The film was a political disaster for Askoldov, being made both on the 50th anniversary of the October revolution, and also completed immediately after the six day war in the Middle East. He was never allowed to make another film, expelled from the Communist party (CPSU), and exiled from Moscow.

Instead of an heroic piece of “Soviet Socialist Realism”, the movie about a Red Cavalry unit during the civil war shows them in a very unglamorous light. What is more it is very sympathetic to the interpretation that the Soviet Union failed the Jews - a politically unacceptable message to the CPSU after Russia's allies in the Middle East had just lost a war to Israel.

Top Russian star, Nonna Mordyukova, plays Klavdia Vavilova a Cavalry Commissar who is pregnant by her lover, another soldier who has been killed in action. Because she has been in the saddle for the last three months, the doctors have told her she is too late for an abortion, so while she has the baby she is billeted on the family of a poor Jewish tailor, played by the brilliant Rolan Bykov.

Suddenly she is taken out of the energetic maelstrom of war, and finds herself in a family leading a slow paced small town life. The movie does not shy away from the fact that the Red Army commandeers a private room for her, as an officer, although this means that three adults and several children of the Jewish family have to share one room.

Slowly she becomes acclimatized to family life, and has the baby – the child birth scenes are especially brilliant and certainly this must be the most imaginative use of cavalry and field artillery in cinema!

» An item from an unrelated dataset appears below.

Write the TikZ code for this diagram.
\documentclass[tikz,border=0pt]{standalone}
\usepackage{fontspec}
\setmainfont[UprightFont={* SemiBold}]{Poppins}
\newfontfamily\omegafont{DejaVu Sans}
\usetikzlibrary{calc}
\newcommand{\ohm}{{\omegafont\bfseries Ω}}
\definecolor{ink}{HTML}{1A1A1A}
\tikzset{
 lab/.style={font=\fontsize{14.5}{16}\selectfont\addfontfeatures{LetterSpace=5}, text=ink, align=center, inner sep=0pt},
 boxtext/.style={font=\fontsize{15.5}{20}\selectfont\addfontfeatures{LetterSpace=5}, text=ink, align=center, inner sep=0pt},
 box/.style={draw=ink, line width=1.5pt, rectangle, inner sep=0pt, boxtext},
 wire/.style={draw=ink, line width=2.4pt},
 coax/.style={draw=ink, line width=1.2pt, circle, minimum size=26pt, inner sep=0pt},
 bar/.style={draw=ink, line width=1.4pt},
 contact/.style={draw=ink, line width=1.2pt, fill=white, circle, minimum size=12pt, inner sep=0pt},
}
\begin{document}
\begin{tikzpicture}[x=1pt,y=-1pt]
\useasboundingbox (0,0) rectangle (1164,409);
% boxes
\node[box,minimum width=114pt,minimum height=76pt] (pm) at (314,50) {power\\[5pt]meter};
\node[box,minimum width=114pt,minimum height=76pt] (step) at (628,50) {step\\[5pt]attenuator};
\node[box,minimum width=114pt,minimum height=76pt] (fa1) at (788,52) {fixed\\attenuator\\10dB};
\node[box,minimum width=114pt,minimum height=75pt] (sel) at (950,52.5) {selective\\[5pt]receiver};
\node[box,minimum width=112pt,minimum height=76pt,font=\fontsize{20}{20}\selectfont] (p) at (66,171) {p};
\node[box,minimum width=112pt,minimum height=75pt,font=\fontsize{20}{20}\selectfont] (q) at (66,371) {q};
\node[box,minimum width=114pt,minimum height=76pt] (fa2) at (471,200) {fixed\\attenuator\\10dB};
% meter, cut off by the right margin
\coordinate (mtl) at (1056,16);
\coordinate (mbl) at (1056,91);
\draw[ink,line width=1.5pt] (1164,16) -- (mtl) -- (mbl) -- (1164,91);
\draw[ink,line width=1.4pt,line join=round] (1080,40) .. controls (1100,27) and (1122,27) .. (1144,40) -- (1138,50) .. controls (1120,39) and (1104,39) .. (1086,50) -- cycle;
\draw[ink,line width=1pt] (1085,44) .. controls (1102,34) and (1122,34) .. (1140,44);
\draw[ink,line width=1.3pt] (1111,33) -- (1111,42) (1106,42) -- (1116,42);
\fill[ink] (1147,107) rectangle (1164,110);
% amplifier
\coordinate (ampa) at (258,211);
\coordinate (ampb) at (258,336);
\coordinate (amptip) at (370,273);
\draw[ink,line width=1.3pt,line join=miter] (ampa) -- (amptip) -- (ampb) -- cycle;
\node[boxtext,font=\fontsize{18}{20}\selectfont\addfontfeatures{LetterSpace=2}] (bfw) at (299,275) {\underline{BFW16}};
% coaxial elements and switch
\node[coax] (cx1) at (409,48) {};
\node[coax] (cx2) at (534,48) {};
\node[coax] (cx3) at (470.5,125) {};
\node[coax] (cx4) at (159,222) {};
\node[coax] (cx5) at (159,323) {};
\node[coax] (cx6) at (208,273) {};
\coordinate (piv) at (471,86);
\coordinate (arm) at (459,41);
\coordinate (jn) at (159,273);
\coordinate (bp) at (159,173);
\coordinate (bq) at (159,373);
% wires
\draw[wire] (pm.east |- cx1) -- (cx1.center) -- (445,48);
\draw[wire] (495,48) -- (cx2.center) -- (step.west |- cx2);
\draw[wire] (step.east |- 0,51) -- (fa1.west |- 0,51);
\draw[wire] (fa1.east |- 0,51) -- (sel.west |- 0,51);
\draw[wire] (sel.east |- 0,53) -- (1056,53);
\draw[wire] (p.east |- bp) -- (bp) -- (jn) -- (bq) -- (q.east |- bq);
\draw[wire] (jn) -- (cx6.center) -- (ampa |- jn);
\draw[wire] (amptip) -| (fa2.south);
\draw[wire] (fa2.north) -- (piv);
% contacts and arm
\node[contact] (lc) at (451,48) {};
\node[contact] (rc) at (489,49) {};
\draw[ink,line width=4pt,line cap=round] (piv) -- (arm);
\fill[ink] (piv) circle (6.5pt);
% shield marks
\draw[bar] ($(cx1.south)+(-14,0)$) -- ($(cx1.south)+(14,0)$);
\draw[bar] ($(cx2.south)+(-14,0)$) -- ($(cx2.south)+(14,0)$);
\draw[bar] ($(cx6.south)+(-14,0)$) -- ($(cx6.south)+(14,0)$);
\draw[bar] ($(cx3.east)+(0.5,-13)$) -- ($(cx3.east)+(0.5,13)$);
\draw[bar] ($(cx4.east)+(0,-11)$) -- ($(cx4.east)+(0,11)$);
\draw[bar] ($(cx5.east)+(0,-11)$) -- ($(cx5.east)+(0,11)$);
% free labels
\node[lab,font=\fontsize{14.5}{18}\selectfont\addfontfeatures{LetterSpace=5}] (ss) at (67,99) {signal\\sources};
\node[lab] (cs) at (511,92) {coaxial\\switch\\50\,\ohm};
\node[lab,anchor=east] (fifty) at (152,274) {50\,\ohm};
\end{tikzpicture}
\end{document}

In her civilian clothes and with her baby she is ashamed to meet her former comrades.

But then the Red Army pulls out of the town, and she must stay behind with the family while they await the advancing white army: the Jews fear a pogrom. As they huddle in the cellar the family keeps their spirits up with the simple pleasures of singing and dancing. But as Bykov asks whether the Jews will ever be safe in the world and can their be an “international of kindness”, Mordyukova replies that the important thing is not the “international of kindness” but a workers’ international that will free humanity not through kindness but through steel determination and discipline. Her words seem like a foreign language to the family.

We then have a flash forward to the holocaust, as the Jews of the town are herded together, and we have a vision of Jews in the uniforms of the Nazi death camps.

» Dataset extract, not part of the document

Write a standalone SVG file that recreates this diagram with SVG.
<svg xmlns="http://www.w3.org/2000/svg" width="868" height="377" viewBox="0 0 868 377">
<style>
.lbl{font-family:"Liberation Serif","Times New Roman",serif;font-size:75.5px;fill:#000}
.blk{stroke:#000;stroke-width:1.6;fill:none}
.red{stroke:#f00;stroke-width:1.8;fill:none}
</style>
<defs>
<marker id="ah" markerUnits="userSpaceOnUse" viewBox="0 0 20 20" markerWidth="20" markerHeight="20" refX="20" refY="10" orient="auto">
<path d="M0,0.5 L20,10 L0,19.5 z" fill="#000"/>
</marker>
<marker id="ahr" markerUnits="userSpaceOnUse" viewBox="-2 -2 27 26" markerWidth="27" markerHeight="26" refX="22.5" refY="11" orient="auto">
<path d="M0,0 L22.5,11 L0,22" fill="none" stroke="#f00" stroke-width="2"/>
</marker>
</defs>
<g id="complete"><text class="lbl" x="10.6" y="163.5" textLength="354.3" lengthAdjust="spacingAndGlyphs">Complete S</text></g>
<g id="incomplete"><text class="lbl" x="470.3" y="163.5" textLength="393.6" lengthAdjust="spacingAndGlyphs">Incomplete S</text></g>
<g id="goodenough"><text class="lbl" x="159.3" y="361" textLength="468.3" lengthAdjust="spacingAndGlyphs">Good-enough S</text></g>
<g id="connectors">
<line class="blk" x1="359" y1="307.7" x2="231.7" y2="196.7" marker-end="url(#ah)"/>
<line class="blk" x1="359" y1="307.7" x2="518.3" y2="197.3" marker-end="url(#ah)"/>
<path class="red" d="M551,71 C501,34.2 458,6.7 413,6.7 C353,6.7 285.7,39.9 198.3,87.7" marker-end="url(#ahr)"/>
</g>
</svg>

Later, the Commissar watches the white armies entering the town, and in a desperately moving scene she abandons her baby so she can rejoin her regiment to stop this rising tide of fascism. The film ends with the Red army advancing across the battlefield, but the abiding memory are the words of the Jewish mother, when they find that the Commissar has abandoned her baby: “What sort of people are they?”

This is not a good film to watch if you want easy reassurance about the Russian revolution, but is a fantastic celebration of the human spirit and parental love. It also shows that war is unspeakable, even when it is just.

It is also worth mentioning the extraordinary score by Alfred Schnittke.

The paradox of the Soviet Union is that such challenging and intelligent cinema came from Russia during this period, but also that the Communist Party would ban such a humane artistic work for being off message.